Configuration Accuracy Change
FP16 → 8-bit Almost no change for large models
FP16 → 4-bit Slight decrease for large models, significant decrease for small models

Key Findings

  • Basic Math Paradox: Models scoring 95%+ on GSM8K fall below 75% on these tasks, proving that performance on complex benchmarks does not represent basic mathematical ability.
  • Reasoning models generate an average of 6,780 tokens vs. 378 tokens for standard models (18×), but with lower accuracy (Phi-4-reasoning-plus 69.54% vs.
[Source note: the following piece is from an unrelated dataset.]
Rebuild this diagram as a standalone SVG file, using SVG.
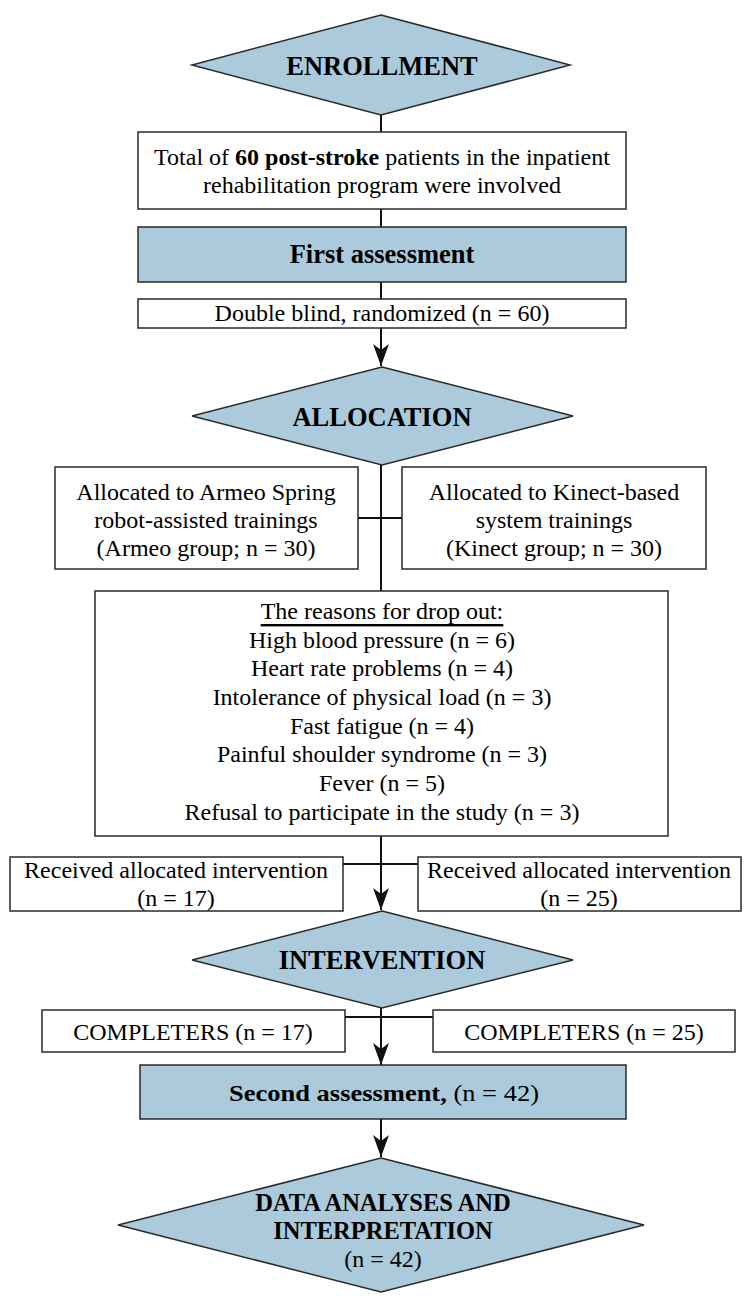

Phi-4 78.92%).
  • The Overthinking Score reveals efficiency traps hidden by accuracy metrics: Phi-4 scores 0.863, far exceeding Phi-4-reasoning-plus at 0.234.
  • Reasoning models suffer "catastrophic collapse" under token constraints—dropping from 72% to 44%—indicating that reasoning ability is deeply tied to long-chain reasoning.
  • Scaling the reasoning budget yields diminishing returns—GPT-5/o series shows near-zero accuracy gain moving from low to high reasoning effort.
  • Quantization preserves basic reasoning capabilities, suggesting that overthinking stems from training rather than hardware limitations.

Highlights & Insights

  • The Overthinking Score is an elegant and informative metric; the strict penalty of the harmonic mean distinguishes "efficiently correct" from "redundantly correct."
  • The "Basic Math Paradox" is a significant finding that challenges the assumption "high complex benchmark score = strong mathematical ability."
  • Dynamic test generation and open-source tools (PyPI package + Leaderboard) make the results reproducible and easily extensible.

Limitations & Future Work

  • Only 14 deterministic math tasks are covered, excluding complex math reasoning or non-mathematical domains.
  • Token efficiency normalization depends on global max/min values in the evaluation set, which may be affected by outliers.
  • Specific patterns of overthinking (e.g., proportions of error accumulation vs. self-contradiction) were not analyzed.
  • How to train reasoning models that are both accurate and efficient remains unexplored.
  • vs. ThoughtTerminator/Self-Braking: These works propose strategies to mitigate overthinking, whereas ours provides a metric to quantify it—measurement is a prerequisite for intervention.
  • vs. GSM8K/MATH Benchmarks: These benchmarks focus on accuracy, while ours supplements the efficiency dimension.
  • vs. Graph of Thoughts/LogicPuzzleRL: These methods enhance complex reasoning but do not address overthinking in basic operations.

Rating

  • Novelty: ⭐⭐⭐⭐ Overthinking Score is a novel and useful metric; the Basic Math Paradox is a significant discovery.
  • Experimental Thoroughness: ⭐⭐⭐⭐⭐ 53 models, quantization analysis, budget constraints, and dynamic generation make it large-scale and comprehensive.
  • Writing Quality: ⭐⭐⭐⭐ Formal definitions are rigorous, and experimental descriptions are clear.
  • Value: ⭐⭐⭐⭐⭐ Provides standardized tools and profound insights for the efficiency evaluation of reasoning models.